Exercise instructions: Pick out every line holding the string "chart" and copy it.

Raw data:
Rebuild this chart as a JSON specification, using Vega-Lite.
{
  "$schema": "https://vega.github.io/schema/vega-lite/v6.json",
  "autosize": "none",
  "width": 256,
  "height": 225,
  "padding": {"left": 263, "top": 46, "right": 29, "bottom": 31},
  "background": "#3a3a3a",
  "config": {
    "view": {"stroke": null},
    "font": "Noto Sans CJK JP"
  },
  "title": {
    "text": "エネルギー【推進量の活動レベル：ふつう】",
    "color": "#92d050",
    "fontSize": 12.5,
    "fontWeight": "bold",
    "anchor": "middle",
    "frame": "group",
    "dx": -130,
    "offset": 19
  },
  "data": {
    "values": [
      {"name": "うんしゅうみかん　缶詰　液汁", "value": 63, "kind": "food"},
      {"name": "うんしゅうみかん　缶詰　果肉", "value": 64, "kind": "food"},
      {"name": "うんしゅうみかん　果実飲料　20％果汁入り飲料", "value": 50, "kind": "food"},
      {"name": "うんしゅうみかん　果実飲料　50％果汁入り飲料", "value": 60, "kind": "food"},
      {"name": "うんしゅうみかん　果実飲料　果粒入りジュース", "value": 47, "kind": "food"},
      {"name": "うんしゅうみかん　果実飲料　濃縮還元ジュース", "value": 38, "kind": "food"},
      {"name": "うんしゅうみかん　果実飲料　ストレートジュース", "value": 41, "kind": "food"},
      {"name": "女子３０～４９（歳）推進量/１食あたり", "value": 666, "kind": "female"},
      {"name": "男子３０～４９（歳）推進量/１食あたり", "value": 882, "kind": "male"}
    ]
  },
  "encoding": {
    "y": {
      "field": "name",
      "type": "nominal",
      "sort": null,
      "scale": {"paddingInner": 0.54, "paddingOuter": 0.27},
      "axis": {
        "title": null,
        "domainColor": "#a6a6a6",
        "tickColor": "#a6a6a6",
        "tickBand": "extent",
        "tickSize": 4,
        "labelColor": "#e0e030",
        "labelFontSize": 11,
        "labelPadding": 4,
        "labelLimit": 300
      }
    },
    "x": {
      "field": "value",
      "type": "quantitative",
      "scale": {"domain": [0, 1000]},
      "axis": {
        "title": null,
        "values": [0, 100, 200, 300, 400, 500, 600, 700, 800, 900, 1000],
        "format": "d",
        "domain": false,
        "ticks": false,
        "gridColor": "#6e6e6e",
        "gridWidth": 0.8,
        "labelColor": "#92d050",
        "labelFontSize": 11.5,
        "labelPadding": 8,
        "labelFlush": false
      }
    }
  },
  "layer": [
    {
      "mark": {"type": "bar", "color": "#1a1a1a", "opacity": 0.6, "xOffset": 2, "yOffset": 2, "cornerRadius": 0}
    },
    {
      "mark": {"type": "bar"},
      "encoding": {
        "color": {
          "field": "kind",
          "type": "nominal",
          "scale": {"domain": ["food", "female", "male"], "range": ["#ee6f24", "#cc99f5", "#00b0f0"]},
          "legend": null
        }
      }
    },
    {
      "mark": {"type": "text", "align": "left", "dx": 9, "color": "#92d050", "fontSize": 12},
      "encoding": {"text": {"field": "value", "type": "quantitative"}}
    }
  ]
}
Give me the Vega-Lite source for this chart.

Final answer:
Rebuild this chart as a JSON specification, using Vega-Lite.
Give me the Vega-Lite source for this chart.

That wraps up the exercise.